The 14 oil-producing nations, who met in Algiers on 28th September 2016, reached an agreement to cut output. The markets welcomed the news and the Brent prices increased by 17 percentage points between 28th September ($45.75) and 10th October ($53.70). However, the most difficult challenge lies ahead: deciding on the details of the cut. Determining who was going to shoulder the cut remained a thorny issue. Iran, who endured several years of international sanctions until January 2016, was clearly not willing to freeze production. Iran’s attitude upset its main rival, Saudi Arabia, which had already stopped a deal attempt for the same reason earlier this year. Libya, Nigeria and Iraq, which have recently suffered armed conflicts, seemed to share Iran’s view. Amid concerns that a deal would not be reached, the Brent prices dropped again to under $44.

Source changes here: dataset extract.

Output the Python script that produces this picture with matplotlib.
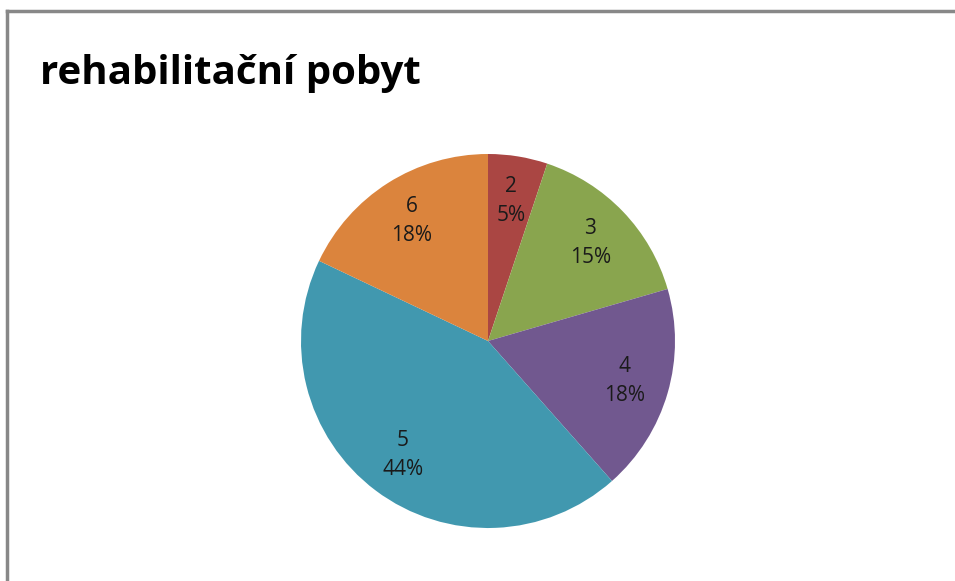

Despite these disputes, the members of the oil producers’ cartel, who met in Vienna on 30th November, agreed on the output cut of 1.2m barrels a day (b/d), from 33.7m b/d to 32.5m b/d. Saudi Arabia and its Gulf allies, UAE, Qatar and Kuwait will take a significant cut: 786 000 b/d. Iraq reluctantly agreed to cut 210 000 b/d while Iran was allowed to increase its current production by 90 000 b/d.

This apparent increase, in fact, represents a 4.5% production decrease compared to pre-sanction levels. Libya and Nigeria were not impacted. A few days later, on 10th December, Russia and 10 other non-OPEC producers decided to cut their output by 558 000 b/d. The combination of these two deals made investors bullish. Oil producers now enjoy a price well up ($56.87) from the lows it hit in January when, at one point the barrel of Brent approached $27, its lowest since 2003. A couple of analysts see crude hitting $70 per barrel in 2017, but the consensus is that crude will stabilise in the mid-$50s.

On the other hand, low oil prices also had a positive aspect. Oil companies understood that they had to prioritise profitability. In order to guarantee higher returns, they will have to drill in areas with easy access, to focus on existing reserves, to reduce their inventories and to improve their manufacturing processes. High-costs U.S. shale producers were the main targets of OPEC’s free-pumping policy. They successfully cut their production costs by 15% to 20% and a few of them could make money out of a barrel at $30. They are now ready to steadily increase their production. Ironically, their newfound health could offset the effects of OPEC’s deal.

Oil-producing countries are now trying to trim their dependence on oil to diversify their economies. In October 2016, Saudi Arabia, the world’s top oil producer, did its first issuance of dollar-denominated bonds. The Kingdom is barely in debt: this is why investors were looking at this $17.5bn bond sale with envy. Saudi Arabia will continue to need investors’ confidence in the future as it plans on issuing sovereign bonds every other year. Moreover, the sale of up to 5% of Saudi Aramco, Saudi Arabia’s state oil producer, is the next step of this diversification strategy and will take place in 2017. Some Gulf countries even invested in renewable energy and batteries. Oil still reigns over the energy industry, but its days seem to be numbered.